Politico: What the hell just happened in Saudi Arabia?

It is unlikely that the detentions are linked to any struggle for power within the royal family, as Mohammed bin Salman’s rise to prominence was sealed by his appointment as crown prince in place of his older and more experienced cousin, Mohammed bin Nayef, in June. One of Mohammed bin Salman’s first acts as the heir apparent was to transfer all the internal security functions away from the Ministry of Interior into a newly formed Presidency of State Security that answered directly to him and his father, King Salman. This removed from the security landscape one of the two entities that together with the Ministry of Defense (which Mohammed bin Salman has headed since January 2015) wielded coercive force in Saudi Arabia; the other was the National Guard, controlled since 1962 by Prince (later King) Abdullah and since 2011 by his son, Miteb, and regarded as an elite force that would quell any internal unrest in the kingdom. Mohammed bin Salman has an opportunity to unify, for the first time, the hitherto-disparate military and security structures in Saudi Arabia, and strengthen further his grip on power.

It’s a typically bold move for a crown prince who has made such sweeping strokes the hallmark of his swift rise. And yet, the concentration of such authority in one individual may unravel the careful mixture of consensus and balancing among competing interests within both the royal family and Saudi society at large. Since the creation of the modern Kingdom of Saudi Arabia in 1932 and especially after the rise of Crown Prince (later King) Faisal in the 1960s, the royal family has sought a pragmatic and gradualist approach to social and political change. This helped to cushion the impact of economic modernization and guide the kingdom through periods of great internal strain, such as the 1979 takeover of the Grand Mosque and the post-2003 terrorist campaign by Al Qaeda in the Arabian Peninsula. They also represented a pragmatic acknowledgment of the multiple centers of gravity within the royal family, which acted as a check on the unconstrained exercise of power by any one individual. [...]
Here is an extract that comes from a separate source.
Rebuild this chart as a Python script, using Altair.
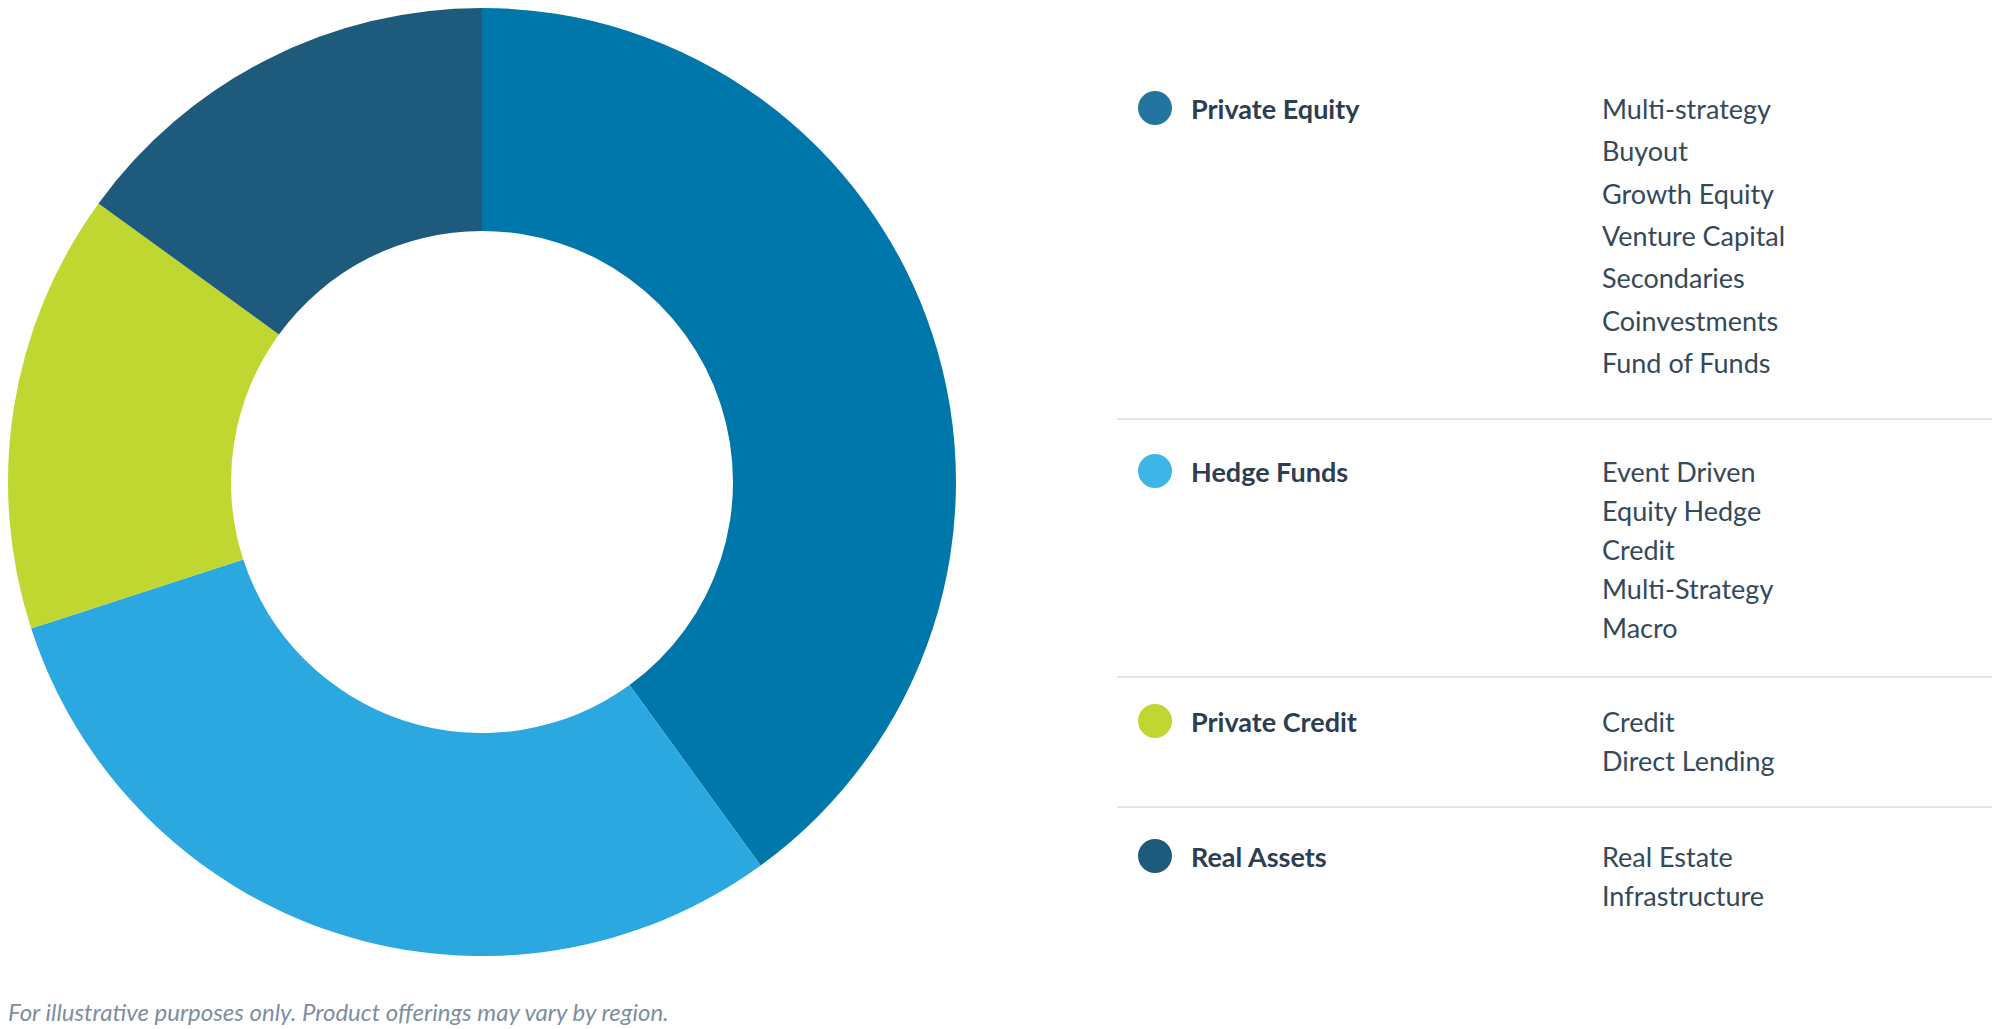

For President Donald Trump and his inner circle, who have cultivated close relations with Mohammed bin Salman since taking office in January, efforts are likely to redouble to persuade the Saudis to float the 5 percent of Aramco on the New York Stock Exchange. However, a more immediate outcome may be that Mohammed bin Salman uses his consolidated authority to escalate further the war in Yemen and — in his response to a missile launched by Houthi rebels that was intercepted over Riyadh — move dangerously close to outright military confrontation with Iran.